### Dataset content

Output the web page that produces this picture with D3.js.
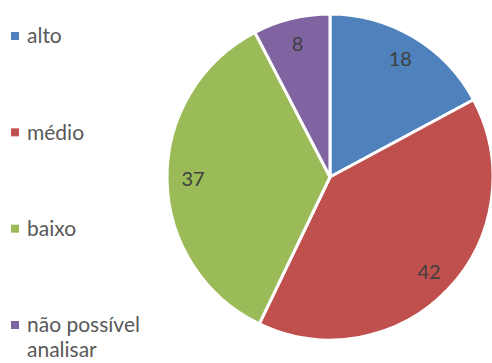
<!DOCTYPE html>
<html>
<head>
<meta charset="utf-8">
<script src="https://cdn.jsdelivr.net/npm/d3@7"></script>
<style>
  body { margin: 0; background: #fff; }
  svg { display: block; font-family: Lato, "Open Sans", sans-serif; }
</style>
</head>
<body>
<svg id="chart" width="492" height="363"></svg>
<script>
const categories = ['alto', 'médio', 'baixo', 'não possível analisar'];
const values = [18, 42, 37, 8];
const legendLines = [['alto'], ['médio'], ['baixo'], ['não possível', 'analisar']];
const colors = ['#4F81BD', '#C0504D', '#9BBB59', '#8064A2'];

const svg = d3.select('#chart');
const cx = 330;
const cy = 177;
const radius = 163;

const data = categories.map((c, i) => ({ name: c, value: values[i], color: colors[i] }));

const pie = d3.pie().sort(null).value(d => d.value);
const arc = d3.arc().innerRadius(0).outerRadius(radius);
const labelArc = d3.arc().innerRadius(137).outerRadius(137);

const g = svg.append('g')
  .attr('transform', `translate(${cx}, ${cy})`);

const slices = pie(data);

g.selectAll('.slice')
  .data(slices)
  .enter()
  .append('path')
  .attr('class', 'slice')
  .attr('d', arc)
  .attr('fill', d => d.data.color)
  .attr('stroke', '#fff')
  .attr('stroke-width', 3)
  .attr('stroke-linejoin', 'round');

g.selectAll('.label')
  .data(slices)
  .enter()
  .append('text')
  .attr('class', 'label')
  .attr('transform', d => `translate(${labelArc.centroid(d)})`)
  .attr('text-anchor', 'middle')
  .attr('dy', '0.35em')
  .attr('fill', '#404040')
  .attr('font-size', 20)
  .text(d => d.data.value);

// legend
const legendY = d3.scalePoint()
  .domain(categories)
  .range([36, 325]);

const legend = svg.selectAll('.legend')
  .data(data)
  .enter()
  .append('g')
  .attr('class', 'legend')
  .attr('transform', d => `translate(11, ${legendY(d.name)})`);

legend.append('rect')
  .attr('x', 0)
  .attr('y', -4)
  .attr('width', 8)
  .attr('height', 8)
  .attr('fill', d => d.color);

legend.each(function (d, i) {
  const t = d3.select(this).append('text')
    .attr('x', 16)
    .attr('fill', '#595959')
    .attr('font-size', 21);
  legendLines[i].forEach((line, j) => {
    t.append('tspan')
      .attr('x', 16)
      .attr('y', j * 25)
      .attr('dy', '0.35em')
      .text(line);
  });
});
</script>
</body>
</html>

### What you have to do
Skip the pictures, then retype every line above exactly.

### Result
Output the web page that produces this picture with D3.js.
<!DOCTYPE html>
<html>
<head>
<meta charset="utf-8">
<script src="https://cdn.jsdelivr.net/npm/d3@7"></script>
<style>
  body { margin: 0; background: #fff; }
  svg { display: block; font-family: Lato, "Open Sans", sans-serif; }
</style>
</head>
<body>
<svg id="chart" width="492" height="363"></svg>
<script>
const categories = ['alto', 'médio', 'baixo', 'não possível analisar'];
const values = [18, 42, 37, 8];
const legendLines = [['alto'], ['médio'], ['baixo'], ['não possível', 'analisar']];
const colors = ['#4F81BD', '#C0504D', '#9BBB59', '#8064A2'];

const svg = d3.select('#chart');
const cx = 330;
const cy = 177;
const radius = 163;

const data = categories.map((c, i) => ({ name: c, value: values[i], color: colors[i] }));

const pie = d3.pie().sort(null).value(d => d.value);
const arc = d3.arc().innerRadius(0).outerRadius(radius);
const labelArc = d3.arc().innerRadius(137).outerRadius(137);

const g = svg.append('g')
  .attr('transform', `translate(${cx}, ${cy})`);

const slices = pie(data);

g.selectAll('.slice')
  .data(slices)
  .enter()
  .append('path')
  .attr('class', 'slice')
  .attr('d', arc)
  .attr('fill', d => d.data.color)
  .attr('stroke', '#fff')
  .attr('stroke-width', 3)
  .attr('stroke-linejoin', 'round');

g.selectAll('.label')
  .data(slices)
  .enter()
  .append('text')
  .attr('class', 'label')
  .attr('transform', d => `translate(${labelArc.centroid(d)})`)
  .attr('text-anchor', 'middle')
  .attr('dy', '0.35em')
  .attr('fill', '#404040')
  .attr('font-size', 20)
  .text(d => d.data.value);

// legend
const legendY = d3.scalePoint()
  .domain(categories)
  .range([36, 325]);

const legend = svg.selectAll('.legend')
  .data(data)
  .enter()
  .append('g')
  .attr('class', 'legend')
  .attr('transform', d => `translate(11, ${legendY(d.name)})`);

legend.append('rect')
  .attr('x', 0)
  .attr('y', -4)
  .attr('width', 8)
  .attr('height', 8)
  .attr('fill', d => d.color);

legend.each(function (d, i) {
  const t = d3.select(this).append('text')
    .attr('x', 16)
    .attr('fill', '#595959')
    .attr('font-size', 21);
  legendLines[i].forEach((line, j) => {
    t.append('tspan')
      .attr('x', 16)
      .attr('y', j * 25)
      .attr('dy', '0.35em')
      .text(line);
  });
});
</script>
</body>
</html>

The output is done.